DIRECTION:
In the records below, count every line containing "this". Reply with the number only.

DATA SECTION:
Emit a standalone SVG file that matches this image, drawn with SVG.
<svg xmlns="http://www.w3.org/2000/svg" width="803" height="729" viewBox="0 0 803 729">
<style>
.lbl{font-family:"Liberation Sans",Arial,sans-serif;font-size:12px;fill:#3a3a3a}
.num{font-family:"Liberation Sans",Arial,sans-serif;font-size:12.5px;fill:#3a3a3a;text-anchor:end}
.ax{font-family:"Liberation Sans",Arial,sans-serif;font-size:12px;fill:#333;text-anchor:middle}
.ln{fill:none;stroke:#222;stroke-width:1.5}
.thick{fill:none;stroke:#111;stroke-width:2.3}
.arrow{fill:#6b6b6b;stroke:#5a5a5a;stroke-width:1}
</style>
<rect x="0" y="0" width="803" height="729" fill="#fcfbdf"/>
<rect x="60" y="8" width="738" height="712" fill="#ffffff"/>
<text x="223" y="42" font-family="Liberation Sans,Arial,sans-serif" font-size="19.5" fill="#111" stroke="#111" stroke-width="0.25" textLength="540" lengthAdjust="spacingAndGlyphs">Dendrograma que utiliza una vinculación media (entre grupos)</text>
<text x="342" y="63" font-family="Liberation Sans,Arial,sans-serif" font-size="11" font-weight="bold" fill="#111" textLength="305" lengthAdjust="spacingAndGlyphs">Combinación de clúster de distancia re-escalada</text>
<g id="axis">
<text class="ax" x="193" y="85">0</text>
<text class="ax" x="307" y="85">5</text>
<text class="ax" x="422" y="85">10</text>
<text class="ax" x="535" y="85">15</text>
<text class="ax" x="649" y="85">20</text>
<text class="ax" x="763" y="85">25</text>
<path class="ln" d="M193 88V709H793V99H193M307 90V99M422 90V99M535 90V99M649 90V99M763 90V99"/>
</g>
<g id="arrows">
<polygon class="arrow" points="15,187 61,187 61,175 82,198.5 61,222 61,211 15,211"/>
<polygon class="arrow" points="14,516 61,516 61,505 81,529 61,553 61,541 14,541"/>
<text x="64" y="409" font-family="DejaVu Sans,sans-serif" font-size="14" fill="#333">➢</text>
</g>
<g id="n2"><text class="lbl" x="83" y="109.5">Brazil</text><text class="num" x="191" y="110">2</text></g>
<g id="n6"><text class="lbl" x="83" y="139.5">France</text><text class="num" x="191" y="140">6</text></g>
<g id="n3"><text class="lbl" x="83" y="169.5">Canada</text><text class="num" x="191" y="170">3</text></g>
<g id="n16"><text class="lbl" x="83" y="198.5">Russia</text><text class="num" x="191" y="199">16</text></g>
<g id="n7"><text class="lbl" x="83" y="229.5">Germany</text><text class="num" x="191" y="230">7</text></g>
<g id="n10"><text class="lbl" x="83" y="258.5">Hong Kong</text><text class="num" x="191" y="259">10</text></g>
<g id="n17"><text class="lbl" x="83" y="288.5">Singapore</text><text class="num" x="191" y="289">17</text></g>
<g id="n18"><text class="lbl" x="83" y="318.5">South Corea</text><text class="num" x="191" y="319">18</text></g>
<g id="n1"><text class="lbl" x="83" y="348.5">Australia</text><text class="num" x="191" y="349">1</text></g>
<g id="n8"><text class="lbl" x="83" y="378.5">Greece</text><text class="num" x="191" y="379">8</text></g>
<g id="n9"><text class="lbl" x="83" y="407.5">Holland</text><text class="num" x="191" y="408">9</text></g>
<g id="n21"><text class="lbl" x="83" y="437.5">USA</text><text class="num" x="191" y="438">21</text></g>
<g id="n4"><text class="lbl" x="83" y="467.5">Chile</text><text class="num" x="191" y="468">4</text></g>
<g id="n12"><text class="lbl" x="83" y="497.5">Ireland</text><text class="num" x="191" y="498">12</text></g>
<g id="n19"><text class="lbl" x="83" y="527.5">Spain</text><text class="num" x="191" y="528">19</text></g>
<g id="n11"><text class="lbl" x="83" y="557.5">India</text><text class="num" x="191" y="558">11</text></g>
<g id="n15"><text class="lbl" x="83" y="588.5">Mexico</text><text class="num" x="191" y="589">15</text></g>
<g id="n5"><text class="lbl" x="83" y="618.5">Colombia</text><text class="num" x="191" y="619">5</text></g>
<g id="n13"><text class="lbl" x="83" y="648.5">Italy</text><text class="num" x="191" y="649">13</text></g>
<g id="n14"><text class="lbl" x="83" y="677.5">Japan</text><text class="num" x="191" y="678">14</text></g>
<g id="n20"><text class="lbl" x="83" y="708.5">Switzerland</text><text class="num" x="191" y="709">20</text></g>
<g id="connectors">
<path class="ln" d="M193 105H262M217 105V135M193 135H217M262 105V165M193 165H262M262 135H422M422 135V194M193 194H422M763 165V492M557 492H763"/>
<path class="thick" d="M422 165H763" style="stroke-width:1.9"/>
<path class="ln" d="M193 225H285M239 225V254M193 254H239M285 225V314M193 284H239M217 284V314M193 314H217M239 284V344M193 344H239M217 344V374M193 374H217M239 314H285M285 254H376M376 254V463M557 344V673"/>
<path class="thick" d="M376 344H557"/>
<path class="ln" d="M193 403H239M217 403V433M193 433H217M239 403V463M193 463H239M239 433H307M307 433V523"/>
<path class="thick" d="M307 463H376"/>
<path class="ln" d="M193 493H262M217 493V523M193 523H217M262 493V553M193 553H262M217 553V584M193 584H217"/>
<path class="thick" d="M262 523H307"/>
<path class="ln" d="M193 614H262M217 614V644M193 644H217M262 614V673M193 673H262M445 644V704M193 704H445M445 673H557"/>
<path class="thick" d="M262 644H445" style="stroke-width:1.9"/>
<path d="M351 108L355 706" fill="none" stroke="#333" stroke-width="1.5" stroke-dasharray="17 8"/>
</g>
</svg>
...
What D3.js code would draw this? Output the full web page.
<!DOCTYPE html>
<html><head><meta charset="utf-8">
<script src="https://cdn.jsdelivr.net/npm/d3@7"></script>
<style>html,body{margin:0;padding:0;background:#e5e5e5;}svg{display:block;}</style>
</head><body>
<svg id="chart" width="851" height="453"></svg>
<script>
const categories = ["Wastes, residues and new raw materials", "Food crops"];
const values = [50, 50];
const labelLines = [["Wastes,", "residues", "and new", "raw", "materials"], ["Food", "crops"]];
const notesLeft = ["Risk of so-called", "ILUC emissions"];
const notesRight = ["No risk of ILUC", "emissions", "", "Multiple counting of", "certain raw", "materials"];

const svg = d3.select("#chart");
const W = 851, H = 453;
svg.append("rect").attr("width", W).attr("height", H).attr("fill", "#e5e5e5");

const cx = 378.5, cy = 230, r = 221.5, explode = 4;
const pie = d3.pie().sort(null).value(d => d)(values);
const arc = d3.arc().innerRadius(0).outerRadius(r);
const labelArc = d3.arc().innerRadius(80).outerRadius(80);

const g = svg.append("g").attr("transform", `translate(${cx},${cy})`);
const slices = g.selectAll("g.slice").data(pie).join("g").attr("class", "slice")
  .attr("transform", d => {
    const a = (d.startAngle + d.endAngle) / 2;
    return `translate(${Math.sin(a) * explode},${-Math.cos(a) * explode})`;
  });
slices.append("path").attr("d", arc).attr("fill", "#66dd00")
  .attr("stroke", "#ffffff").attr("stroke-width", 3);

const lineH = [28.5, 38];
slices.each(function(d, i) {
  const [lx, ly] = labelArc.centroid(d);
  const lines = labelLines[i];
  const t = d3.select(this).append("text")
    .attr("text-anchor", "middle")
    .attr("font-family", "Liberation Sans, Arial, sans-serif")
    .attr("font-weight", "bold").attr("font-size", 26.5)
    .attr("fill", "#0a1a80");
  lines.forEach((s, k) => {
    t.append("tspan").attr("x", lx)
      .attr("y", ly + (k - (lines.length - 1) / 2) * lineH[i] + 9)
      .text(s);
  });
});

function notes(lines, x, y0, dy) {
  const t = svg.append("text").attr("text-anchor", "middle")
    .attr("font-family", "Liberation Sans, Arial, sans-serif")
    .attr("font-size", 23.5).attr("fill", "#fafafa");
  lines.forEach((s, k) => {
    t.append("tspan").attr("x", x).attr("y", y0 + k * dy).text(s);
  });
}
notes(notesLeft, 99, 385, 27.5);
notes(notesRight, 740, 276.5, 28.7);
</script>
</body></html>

ANSWER TO THE EXERCISE:
3